This is the mail archive of the
mailing list for the Archer project.
Re: Parser rewritting
- From: Chris Moller <cmoller at redhat dot com>
- To: Tom Tromey <tromey at redhat dot com>
- Cc: Sergio Durigan Junior <sergiodj at redhat dot com>, Project Archer <archer at sourceware dot org>
- Date: Thu, 08 Apr 2010 16:21:44 -0400
- Subject: Re: Parser rewritting
- References: <email@example.com> <4BB54D69.firstname.lastname@example.org> <email@example.com>
On 04/08/10 15:21, Tom Tromey wrote:
Chris> A lot of years ago I wrote a fairly elaborate parser using
Chris> antlr--definitely a cool tool and I recommend you consider it.
One thing to ensure is that the antlr output is GPL-compatible.
If not, we can't use it.
antlr.org says that ANTLR itself is under "The BSD License," which looks
to like a small subset of GPLv2, but IANAL. I couldn't find anything
about licensing for the generated code.
Chris> Just as an example, I've attached a rudimentary antlr grammar that
Chris> parses a subset of C/C++ decls
We only need expressions.
Chris> Anyway, it's probably worth considering.

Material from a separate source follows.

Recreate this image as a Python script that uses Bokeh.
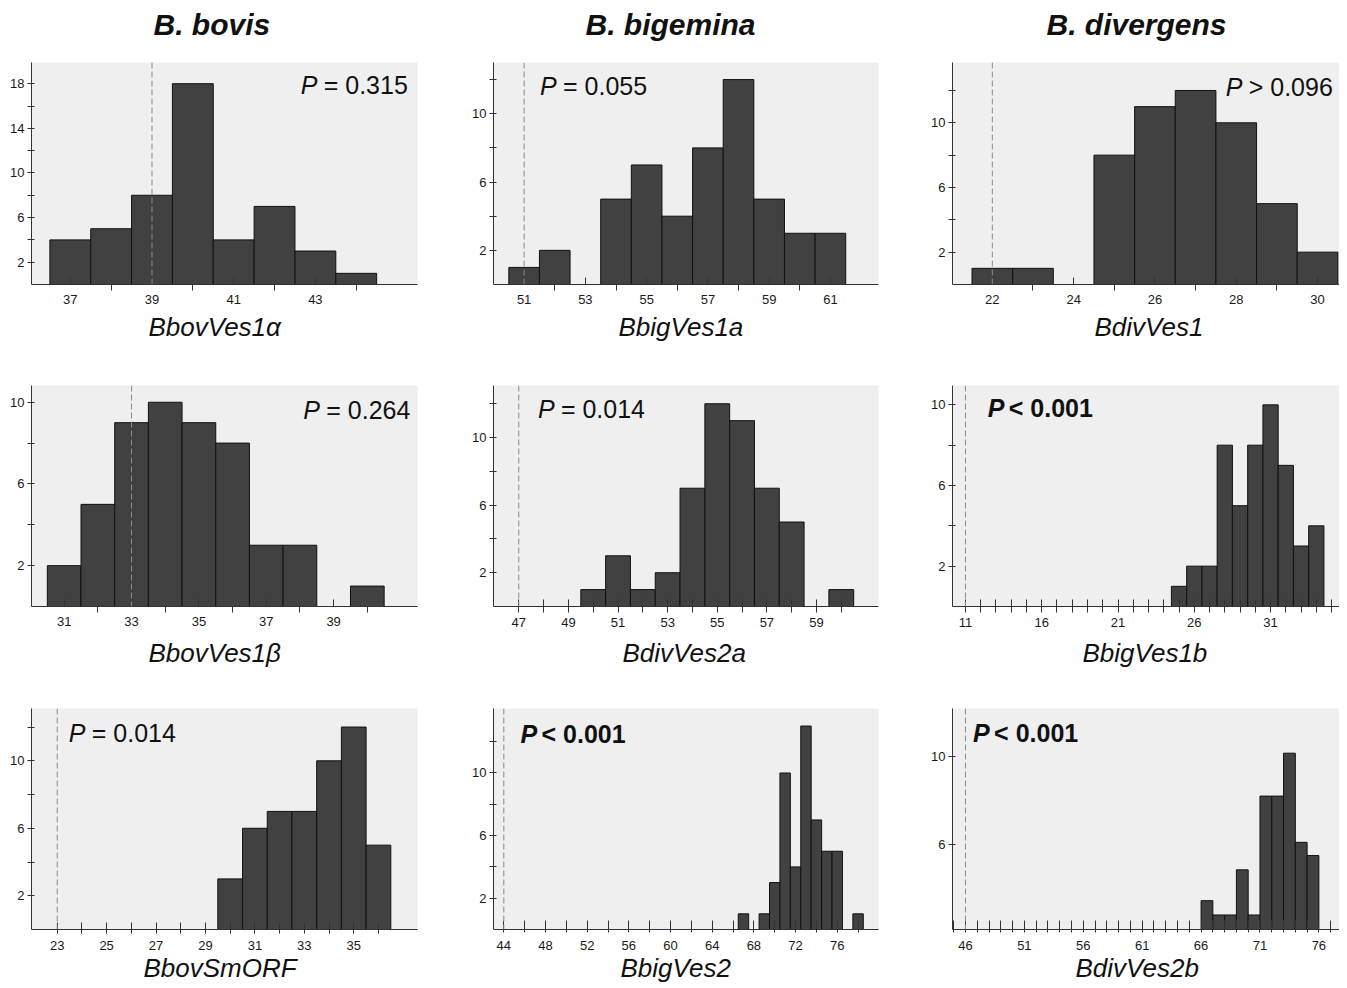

While I still think it makes the most sense to mimic g++, I am open to
other solutions that are powerful enough.
Another thing worth considering is bison's GLR mode. This has the
advantage that we wouldn't actually need to rewrite the whole parser, we
could just start by tweaking it.
Using tools that generate code is problematic in GDB, because people
complain about every new dependency. Even requiring bison will probably
generate complaints, because AFAIK some people still do their builds
with byacc. Maybe we could check in the generated code, though.
With one exception, ANTLR, including v3, under at least Fedora--I don't
know about RHEL. The exception is the v3 C target-language support,
which I had to install separately, but I expect it could be included in
the antlrv3 package.
The generated code is kinda big. The source for the antlr C/C++
expression parser I wrote totals 737 lines, about 500 of which is C
support code--the antlr grammar is only 239 lines. But that 239 lines
gets turned into about 8800 lines of combined lexer and parser.